HCA will be working with the builders to help facilitate the new strategy, with a first, exploratory meeting taking place on February 22. Exactly what form it will take is not yet known, but the idea is to raise awareness of the industry.

"I think we forget as frame builders, especially when we've been doing it as long as we have, that not everybody knows about it, knows what we do," Paul Gibson of Ellis Briggs – a Yorkshire framebuilding brand that was established in 1936 - told Cycling Weekly. Along with Rob Wade of Swallow Bespoke and the HCA, he is helping to spearhead the new initiative.

He points out that those who have come to cycling in recent years don't always know about steel bikes at all.

"If you get 50 and 60-year-old guys that were cycling in their youth, they'll know all about it. But people have come in a cycle in the last 10 years or so, all they've ever known is carbon," he said.

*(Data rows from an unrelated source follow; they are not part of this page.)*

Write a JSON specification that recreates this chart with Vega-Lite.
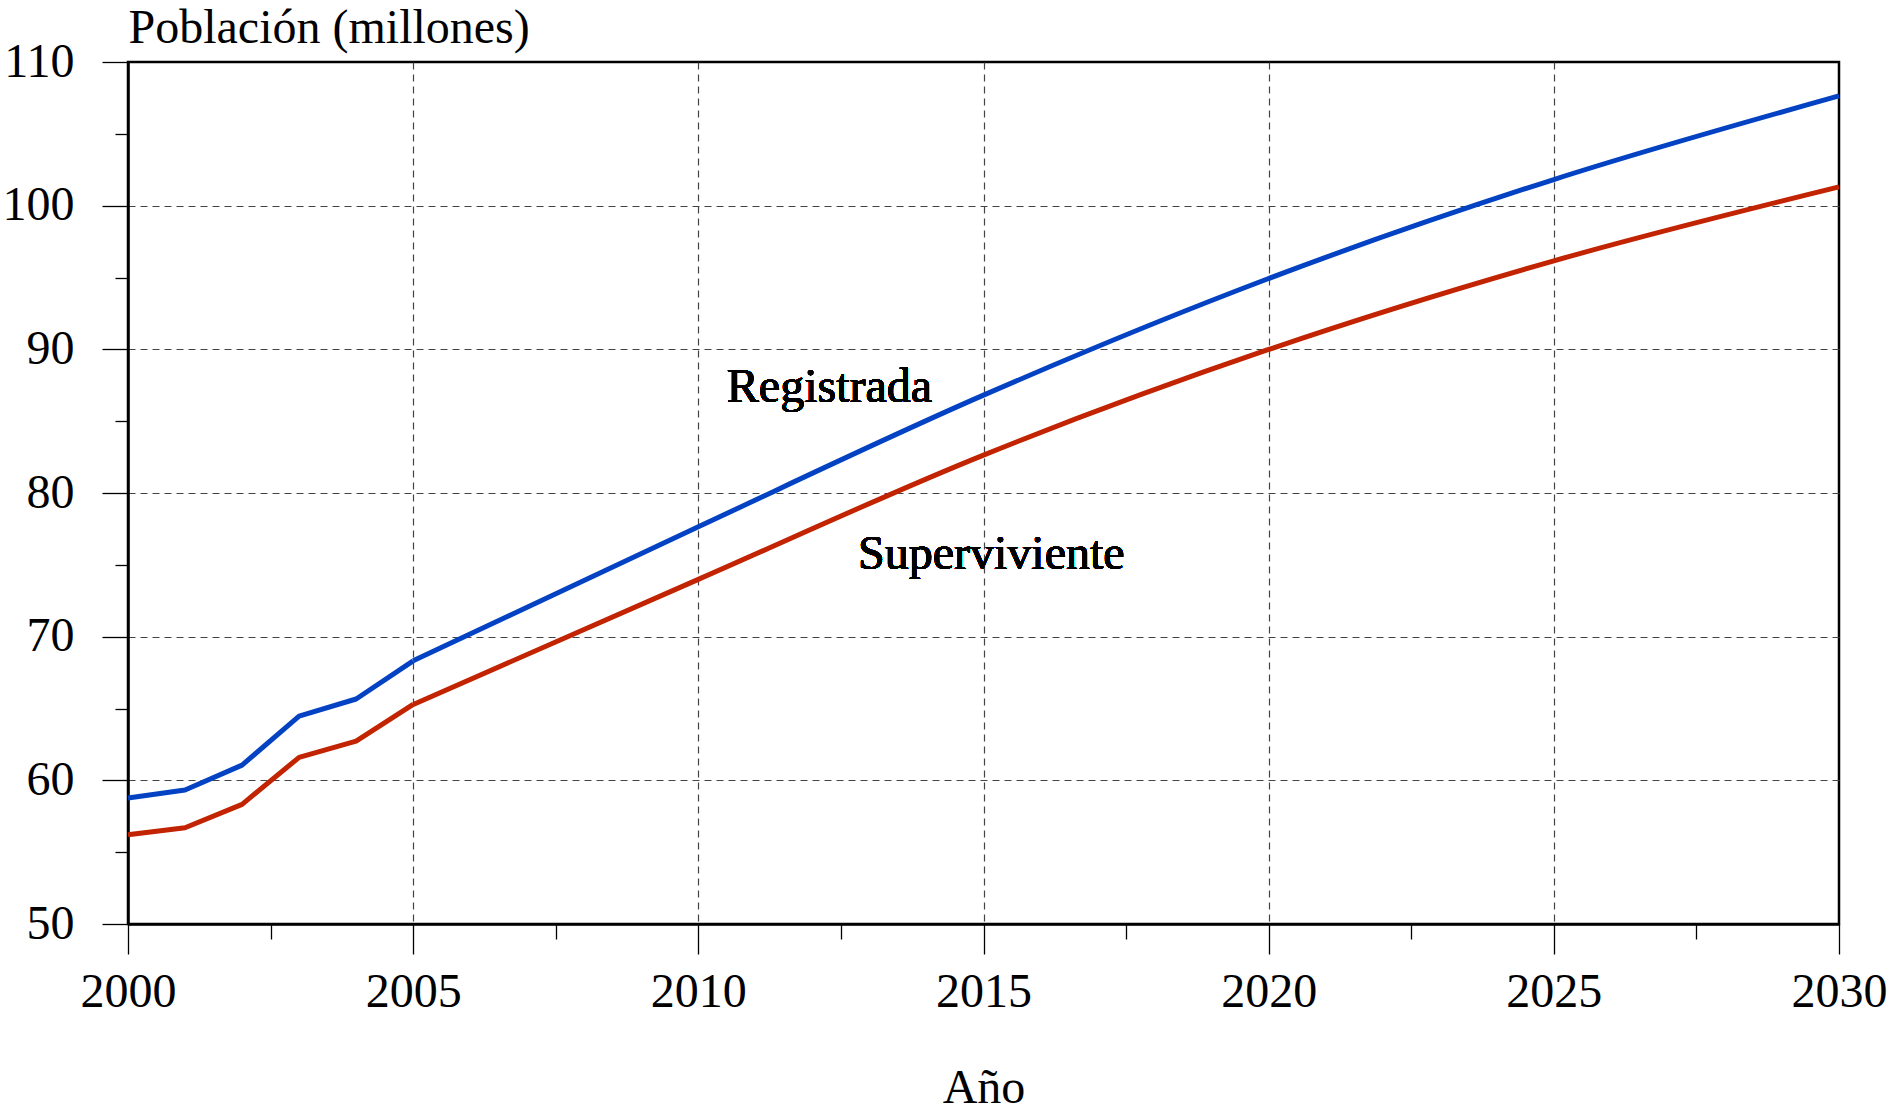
{
  "$schema": "https://vega.github.io/schema/vega-lite/v6.json",
  "width": 1711,
  "height": 862,
  "autosize": {"type": "none"},
  "padding": {"left": 128, "top": 62, "right": 57, "bottom": 187},
  "background": "white",
  "config": {
    "view": {"stroke": "black", "strokeWidth": 2.5},
    "axis": {
      "labelFont": "Liberation Serif",
      "labelFontSize": 48,
      "labelColor": "black",
      "titleFont": "Liberation Serif",
      "titleFontSize": 48,
      "titleFontWeight": "normal",
      "titleColor": "black",
      "domainColor": "black",
      "domainWidth": 2.5,
      "tickColor": "black",
      "tickWidth": 1.3,
      "gridColor": "#444444",
      "gridWidth": 1.2,
      "gridDash": [7, 5],
      "labelOverlap": false,
      "labelFlush": false,
      "labelBound": false
    }
  },
  "data": {
    "values": [
      {"year": 2000, "serie": "Registrada", "pob": 58.77},
      {"year": 2001, "serie": "Registrada", "pob": 59.33},
      {"year": 2002, "serie": "Registrada", "pob": 61.06},
      {"year": 2003, "serie": "Registrada", "pob": 64.47},
      {"year": 2004, "serie": "Registrada", "pob": 65.66},
      {"year": 2005, "serie": "Registrada", "pob": 68.32},
      {"year": 2010, "serie": "Registrada", "pob": 77.65},
      {"year": 2015, "serie": "Registrada", "pob": 86.81},
      {"year": 2020, "serie": "Registrada", "pob": 94.93},
      {"year": 2025, "serie": "Registrada", "pob": 101.82},
      {"year": 2030, "serie": "Registrada", "pob": 107.64},
      {"year": 2000, "serie": "Superviviente", "pob": 56.21},
      {"year": 2001, "serie": "Superviviente", "pob": 56.7},
      {"year": 2002, "serie": "Superviviente", "pob": 58.33},
      {"year": 2003, "serie": "Superviviente", "pob": 61.6},
      {"year": 2004, "serie": "Superviviente", "pob": 62.73},
      {"year": 2005, "serie": "Superviviente", "pob": 65.28},
      {"year": 2010, "serie": "Superviviente", "pob": 73.99},
      {"year": 2015, "serie": "Superviviente", "pob": 82.64},
      {"year": 2020, "serie": "Superviviente", "pob": 89.99},
      {"year": 2025, "serie": "Superviviente", "pob": 96.16},
      {"year": 2030, "serie": "Superviviente", "pob": 101.31}
    ]
  },
  "encoding": {
    "x": {
      "field": "year",
      "type": "quantitative",
      "scale": {"domain": [2000, 2030], "nice": false, "zero": false},
      "axis": {
        "title": "Año",
        "values": [2000, 2002.5, 2005, 2007.5, 2010, 2012.5, 2015, 2017.5, 2020, 2022.5, 2025, 2027.5, 2030],
        "format": "d",
        "labelExpr": "datum.value % 5 === 0 ? format(datum.value, 'd') : ''",
        "tickSize": {"condition": {"test": "datum.value % 5 === 0", "value": 30}, "value": 15},
        "labelPadding": 14,
        "grid": true,
        "gridOpacity": {"condition": {"test": "datum.value % 5 === 0 && datum.value > 2000 && datum.value < 2030", "value": 1}, "value": 0},
        "titleBaseline": "alphabetic",
        "titleY": 178
      }
    },
    "y": {
      "field": "pob",
      "type": "quantitative",
      "scale": {"domain": [50, 110], "nice": false, "zero": false},
      "axis": {
        "title": "Población (millones)",
        "values": [50, 55, 60, 65, 70, 75, 80, 85, 90, 95, 100, 105, 110],
        "labelExpr": "datum.value % 10 === 0 ? format(datum.value, 'd') : ''",
        "tickSize": {"condition": {"test": "datum.value % 10 === 0", "value": 26}, "value": 13},
        "labelPadding": 28,
        "grid": true,
        "gridOpacity": {"condition": {"test": "datum.value % 10 === 0 && datum.value > 50 && datum.value < 110", "value": 1}, "value": 0},
        "titleAngle": 0,
        "titleAlign": "left",
        "titleBaseline": "alphabetic",
        "titleX": 0,
        "titleY": -20
      }
    }
  },
  "layer": [
    {
      "transform": [{"filter": "datum.year <= 2005"}],
      "mark": {"type": "line", "strokeWidth": 5, "interpolate": "linear", "strokeJoin": "round"},
      "encoding": {
        "color": {
          "field": "serie",
          "type": "nominal",
          "scale": {"domain": ["Registrada", "Superviviente"], "range": ["#0343C3", "#C22300"]},
          "legend": null
        }
      }
    },
    {
      "transform": [{"filter": "datum.year >= 2005"}],
      "mark": {"type": "line", "strokeWidth": 5, "interpolate": "monotone", "strokeJoin": "round"},
      "encoding": {
        "color": {
          "field": "serie",
          "type": "nominal",
          "scale": {"domain": ["Registrada", "Superviviente"], "range": ["#0343C3", "#C22300"]},
          "legend": null
        }
      }
    },
    {
      "mark": {"type": "text", "text": "Registrada", "font": "Liberation Serif", "fontSize": 48, "fontWeight": "normal", "align": "left", "baseline": "alphabetic", "color": "black"},
      "encoding": {"x": {"datum": 2010.5}, "y": {"datum": 86.35}}
    },
    {
      "mark": {"type": "text", "text": "Superviviente", "font": "Liberation Serif", "fontSize": 48, "fontWeight": "normal", "align": "left", "baseline": "alphabetic", "color": "black"},
      "encoding": {"x": {"datum": 2012.8}, "y": {"datum": 74.68}}
    }
  ]
}
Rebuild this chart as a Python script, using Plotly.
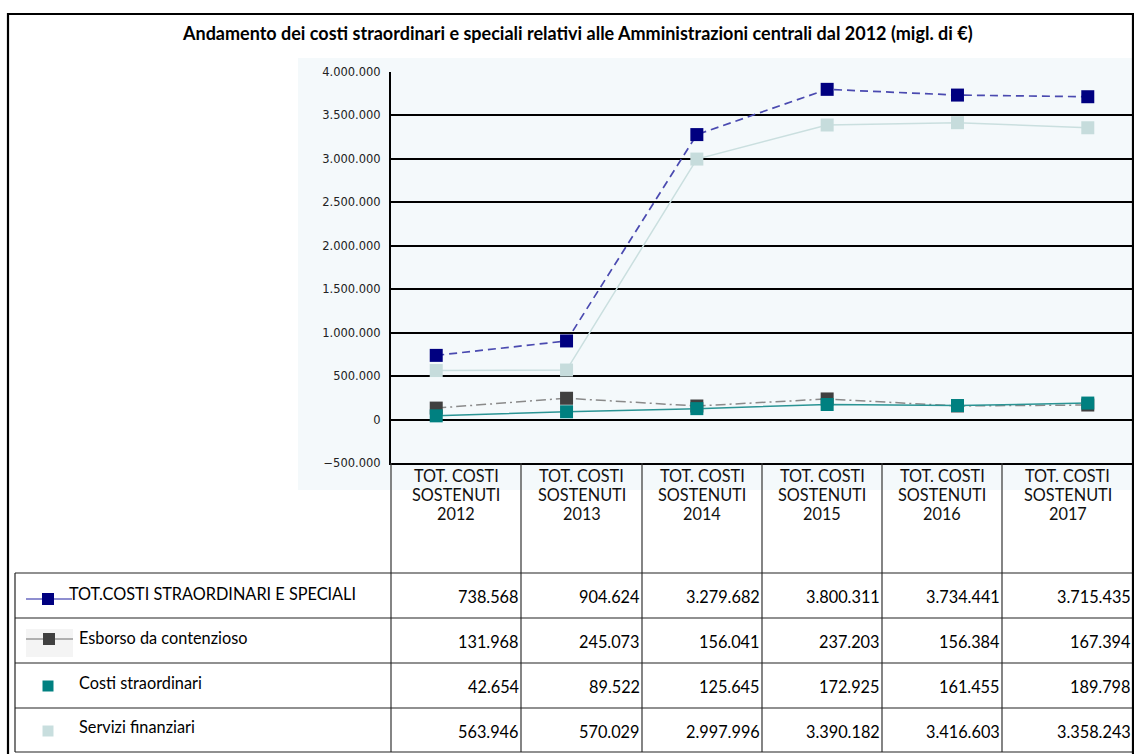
import plotly.graph_objects as go

# ---------------- data ----------------
years = ["2012", "2013", "2014", "2015", "2016", "2017"]
header_lines = ["TOT. COSTI", "SOSTENUTI"]
series_names = ["TOT.COSTI STRAORDINARI E SPECIALI", "Esborso da contenzioso",
                "Costi straordinari", "Servizi finanziari"]
tot = [738568, 904624, 3279682, 3800311, 3734441, 3715435]
esborso = [131968, 245073, 156041, 237203, 156384, 167394]
costi = [42654, 89522, 125645, 172925, 161455, 189798]
servizi = [563946, 570029, 2997996, 3390182, 3416603, 3358243]
y_ticks = [-500000, 0, 500000, 1000000, 1500000, 2000000, 2500000, 3000000, 3500000, 4000000]
title = "Andamento dei costi straordinari e speciali relativi alle Amministrazioni centrali dal 2012 (migl. di €)"

# ---------------- layout constants ----------------
W, H = 1134, 754
def px(x): return x / W
def py(y): return 1 - y / H

PLOT_L, PLOT_R, PLOT_T, PLOT_B = 391, 1133, 72, 463
col_edges = [391, 521, 642, 762, 882, 1002, 1133]
row_edges = [573, 618, 663, 708, 752]
FONT = "Lato"
TXT = 16.3

fig = go.Figure()

styles = {
    "Servizi finanziari": dict(line=dict(color="#cadfdf", width=1.5), marker=dict(color="#c6dcdc", size=13, symbol="square")),
    "Esborso da contenzioso": dict(line=dict(color="#8a8a8a", width=1.5, dash="10px,4px,2px,4px"), marker=dict(color="#404040", size=13, symbol="square")),
    "Costi straordinari": dict(line=dict(color="#2a9494", width=1.5), marker=dict(color="#008080", size=13, symbol="square")),
    "TOT.COSTI STRAORDINARI E SPECIALI": dict(line=dict(color="#4a4ab0", width=1.7, dash="8px,5px"), marker=dict(color="#000080", size=13, symbol="square")),
}
values = {
    "TOT.COSTI STRAORDINARI E SPECIALI": tot,
    "Esborso da contenzioso": esborso,
    "Costi straordinari": costi,
    "Servizi finanziari": servizi,
}
for name in ["Servizi finanziari", "Esborso da contenzioso", "Costi straordinari", "TOT.COSTI STRAORDINARI E SPECIALI"]:
    fig.add_trace(go.Scatter(x=years, y=values[name], mode="lines+markers", name=name,
                             showlegend=False, **styles[name]))

shapes = []
# panel background
shapes.append(dict(type="rect", xref="paper", yref="paper", x0=px(298), x1=px(1133), y0=py(490), y1=py(58),
                   fillcolor="#f4f9fb", line=dict(width=0), layer="below"))
# table header vertical lines
for x in col_edges[:-1]:
    shapes.append(dict(type="line", xref="paper", yref="paper", x0=px(x), x1=px(x), y0=py(PLOT_B), y1=py(752),
                       line=dict(color="#333333", width=1.2)))
# table horizontal lines
for y in row_edges:
    shapes.append(dict(type="line", xref="paper", yref="paper", x0=px(15), x1=px(1133), y0=py(y), y1=py(y),
                       line=dict(color="#222222", width=1.2)))
shapes.append(dict(type="line", xref="paper", yref="paper", x0=px(15), x1=px(15), y0=py(573), y1=py(752),
                   line=dict(color="#222222", width=1.2)))
# outer border
shapes.append(dict(type="rect", xref="paper", yref="paper", x0=px(8), x1=px(1133), y0=py(760), y1=py(14),
                   line=dict(color="#000000", width=2.2)))

# legend symbols in table rows
def sq(cx, cy, s, color):
    return dict(type="rect", xref="paper", yref="paper", x0=px(cx - s / 2), x1=px(cx + s / 2),
                y0=py(cy + s / 2), y1=py(cy - s / 2), fillcolor=color, line=dict(width=0))
shapes.append(dict(type="line", xref="paper", yref="paper", x0=px(26), x1=px(72), y0=py(599), y1=py(599),
                   line=dict(color="#6a6ac0", width=1.5)))
shapes.append(sq(48, 599, 12, "#000080"))
shapes.append(dict(type="rect", xref="paper", yref="paper", x0=px(26), x1=px(73), y0=py(657), y1=py(629),
                   fillcolor="#f4f4f4", line=dict(width=0)))
shapes.append(dict(type="line", xref="paper", yref="paper", x0=px(26), x1=px(73), y0=py(639), y1=py(639),
                   line=dict(color="#b0b0b0", width=2)))
shapes.append(sq(49, 639, 12, "#404040"))
shapes.append(sq(48, 686, 11, "#008080"))
shapes.append(sq(48, 731, 11, "#c8dede"))

annotations = []
annotations.append(dict(text="<b>" + title + "</b>", xref="paper", yref="paper", x=px(577), y=py(33),
                        xanchor="center", yanchor="middle", showarrow=False,
                        font=dict(family=FONT, size=18, color="#000000")))
# header labels (category names) centered in table columns
header_y = [475, 494, 513]
for j, yr in enumerate(years):
    cx = (col_edges[j] + col_edges[j + 1]) / 2
    for k, t in enumerate(header_lines + [yr]):
        annotations.append(dict(text=t, xref="paper", yref="paper", x=px(cx), y=py(header_y[k]),
                                xanchor="center", yanchor="middle", showarrow=False, borderpad=0,
                                font=dict(family=FONT, size=TXT, color="#111111")))
label_x = [68, 78, 78, 78]
label_y = [593, 637, 682, 726]
value_y = [596, 641, 686, 731]
for i, name in enumerate(series_names):
    annotations.append(dict(text=name, xref="paper", yref="paper", x=px(label_x[i]), y=py(label_y[i]),
                            xanchor="left", yanchor="middle", showarrow=False, borderpad=0,
                            font=dict(family=FONT, size=TXT, color="#000000")))
    for j, v in enumerate(values[name]):
        annotations.append(dict(text=f"{v:,}".replace(",", "."), xref="paper", yref="paper",
                                x=px(col_edges[j + 1] - 1), y=py(value_y[i]),
                                xanchor="right", yanchor="middle", showarrow=False, borderpad=0,
                                font=dict(family=FONT, size=TXT, color="#000000")))

fig.update_layout(
    width=W, height=H, autosize=False,
    margin=dict(l=0, r=0, t=0, b=0, pad=0, autoexpand=False),
    paper_bgcolor="#ffffff", plot_bgcolor="rgba(0,0,0,0)",
    separators=",.",
    shapes=shapes, annotations=annotations,
    xaxis=dict(domain=[px(PLOT_L), px(PLOT_R)], type="category", categoryorder="array",
               categoryarray=years, showticklabels=False, showgrid=False, showline=True,
               linecolor="#000000", linewidth=1.5, ticks="", fixedrange=True, automargin=False),
    yaxis=dict(domain=[py(PLOT_B), py(PLOT_T)], range=[-500000, 4000000], tickmode="array",
               tickvals=y_ticks, tickformat=",d", showgrid=True, gridcolor="#000000", gridwidth=1.5,
               zeroline=True, zerolinecolor="#000000", zerolinewidth=1.5,
               showline=True, linecolor="#000000", linewidth=2, ticks="", ticklabelstandoff=6,
               tickfont=dict(family="DejaVu Sans", size=11.5, color="#222222"), fixedrange=True,
               automargin=False),
)

post = ("var s=document.createElement('style');"
        "s.innerHTML='html,body{margin:0;padding:0;overflow:hidden;width:1134px;height:754px}';"
        "document.head.appendChild(s);"
        "var d=document.getElementById('{plot_id}');"
        "d.style.position='fixed';d.style.top='0px';d.style.left='0px';")
fig.write_html("out.html", config={"displayModeBar": False, "responsive": False}, post_script=post)
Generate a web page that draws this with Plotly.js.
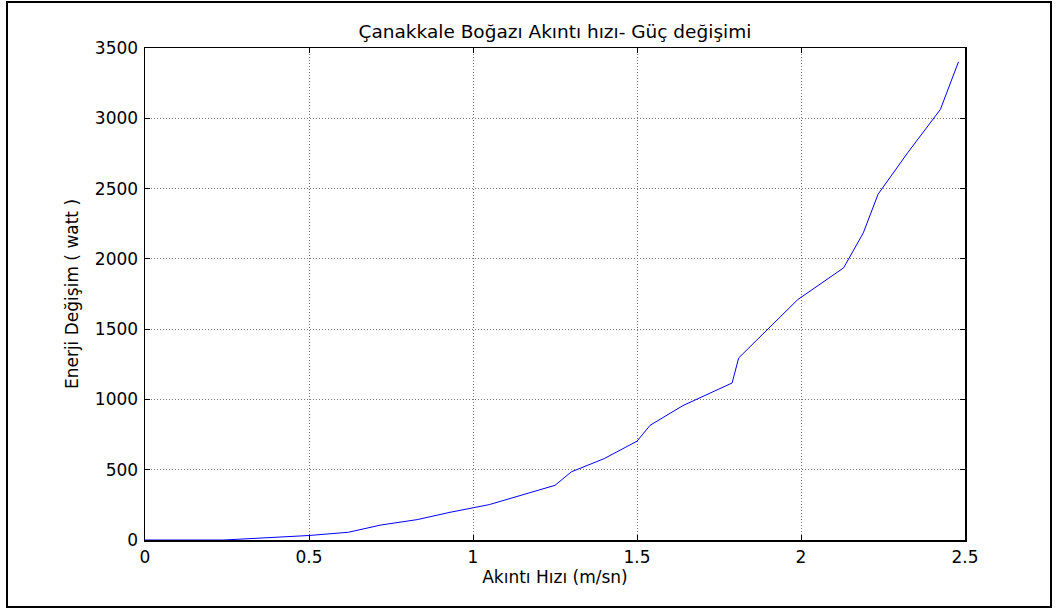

Gibson hopes the new initiative will "bring a bit more rejuvenation into things and get the word out there that we're still we're still doing it."

The HCA reviews its list of crafts every two years, with "the hand-building of bespoke, brazed bicycle frames" having been moved from its Viable list to the Red List last year, where it now resides under the 'Endangered' alongside cricket bat making, broom making, and tens of others.

There are numerous factors affecting the industry, says HCA's endangered crafts manager Mary Lewis, including the availability of training.

"Training is a really difficult one, because it's very difficult to train somebody when you're a self-employed person yourself," she said. "It's a big cost and a big risk. You have to take time out of your own production to train someone, so a lot of them just don't have the capacity to do it."

The numbers are key driver of whether an industry should be on HCA's Red List, and for framebuilding the numbers are small, with the HCA estimating that 50-75 frame builders operating in the UK, with less than 20 of those doing it as their main income. 

The industry isn't yet listed as 'Critically Endangered' by the HCA though and, thankfully, not on the 'Extinct' list along with cricket ball making and mouth-blown sheet glass making. With this new initiative, the frame builders hope to keep it that way.